Le contexte étant désormais posé, place aux résultats. Après analyse, il apparaît que la performance des têtes de liste masculines est légèrement supérieure à celle des femmes. La différence est toutefois minime: les candidats affichent un taux de pénétration moyen de 2,91%, contre 2,88% pour les candidates. Sans le triomphe de Sophie Wilmès (543.821 voix pour un taux de 21,07%), la moyenne féminine chute toutefois à 2,71%.
Les électeurs préfèreraient-ils les hommes? Non, rétorque Jean-Benoît Pilet, politologue à l’ULB, pour qui l’explication genrée ne tient pas la route. Le chercheur, qui a étudié durant de longues années les caractéristiques des candidats particulièrement populaires, relève une différence de ressources politiques et médiatiques. «Les scores les plus élevés sont généralement réalisés par des élus sortants, des bourgmestres, des personnes qui occupent une position politique élevée (comme président de parti, ministre, chef de groupe) ou des personnalités qui jouissent d’une exposition médiatique importante, explique le professeur de l’ULB. Si on neutralise tous ces élements sur le plan statistique, plus aucune différence n’apparaît entre les hommes et les femmes.»
Une médiane favorable aux femmes
Deux bourgmestres d’une ville de taille comparable obtiennent ainsi généralement le même nombre de voix de préférence, tout comme deux ministres sortants, peu importe leur genre. «Les femmes sont donc tout autant capables de séduire les électeurs, résume Jean-Benoît Pilet. Mais le problème, c’est qu’elles souffrent encore d’une série de désavantages en termes de notoriété médiatique et politique, qui résultent en des scores parfois plus bas.»

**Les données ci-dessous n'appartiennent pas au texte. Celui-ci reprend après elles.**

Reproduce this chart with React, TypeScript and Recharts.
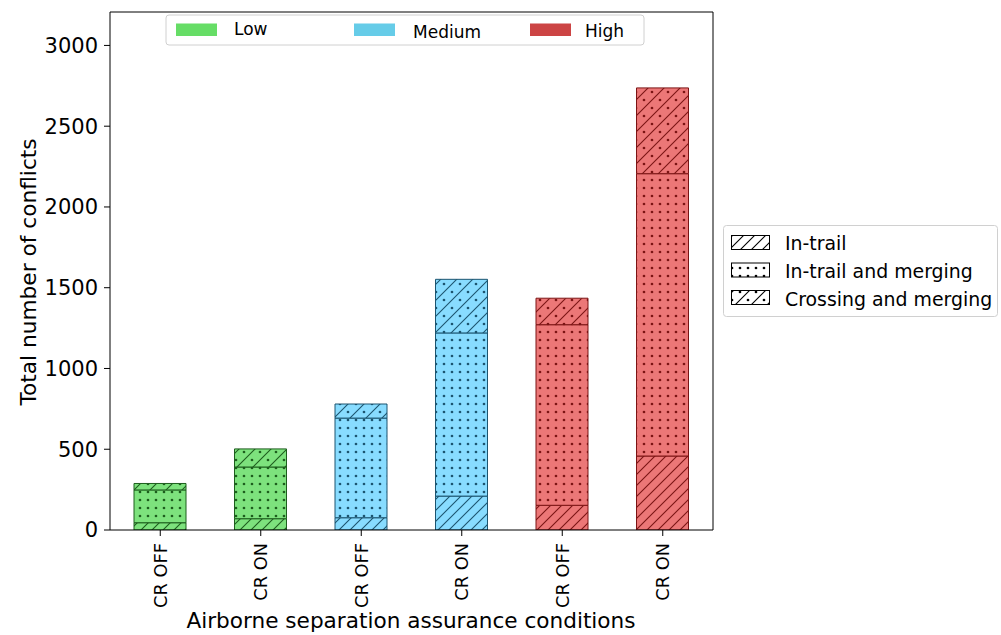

Le taux de pénétration moyen des têtes de liste hommes est boosté par la présence de certaines figures de proue, qui combinent les caractéristiques de performance, comme Bart De Wever (bourgmestre d’Anvers et président de la N-VA), Maxime Prévot (bourgmestre de Namur et président des Engagés) ou Paul Magnette (bourgmestre de Charleroi et président du PS), souligne encore Jean-Benoît Pilet. «Quand on neutralise l’effet de ces candidats-là, la différence homme-femme ne s’observe plus.» La médiane, soit la valeur qui sépare la moitié inférieure et la moitié supérieure du classement, est d’ailleurs favorable aux femmes, avec un taux de pénétration de 2% contre 1,27% pour les hommes. «La médiane fait fi de ces valeurs aberrantes et de ces extrêmes, et est donc plus éclairante sur la performance centrale des candidats.»
La débâcle verte
Aussi, la moyenne féminine des taux de pénétration peut être influencée par les piètres résultats des écologistes au dernier scrutin, qui misent pourtant davantage sur les femmes en tête de liste. «Historiquement, les électeurs de Groen et d’Ecolo ont d’ailleurs eux-mêmes tendance à octroyer plus de votes de préférence aux femmes qu’aux hommes, relève Petra Meier, politologue à l’UAntwerp. C’était assez marquant il y a quelques années lors de l’analyse des bulletins: certains électeurs cochaient systématiquement les femmes, dans une volonté de revendiquer l’égalité de genre en politique.» Si l’on découpe la moyenne des taux de pénétration par parti, on observe d’ailleurs que les têtes de listes féminines ont particulièrement bien performé chez Groen (3,26% contre 0,90% pour les hommes) et Ecolo (1,71% contre 1,52%). Une tendance généralisable à la majorité des partis traditionnels, à quelques exceptions près (PS, N-VA, Les Engagés).
Bref, si les revendications féministes ou identitaires (certains hommes continuent de voter uniquement pour des candidats masculins) existent, la majorité de l’électorat ne tient pas compte de la dimension du genre dans son choix ultime dans l’isoloir. Après la parité sur les listes, imposée en 2002, et le principe de la tirette (NDLR: deux candidats du même sexe ne peuvent jamais se suivre sur la liste) voté en 2018 en Région wallonne et en 2020 à Bruxelles, l’heure ne serait-elle pas à l’obligation d’une parité totale en têtes de rang? «C’est en tout cas la seule étape législative qu’il est encore possible d’instaurer», estime Jean-Benoît Pilet. Mais les efforts devront aussi venir des partis eux-mêmes, pour nommer des femmes aux postes-clés (commissaire européenne, cheffe de groupe, présidente de parti, bourgmestre…), et ainsi leur faire bénéficier de la visibilité nécessaire pour performer aux élections, conclut Petra Meier.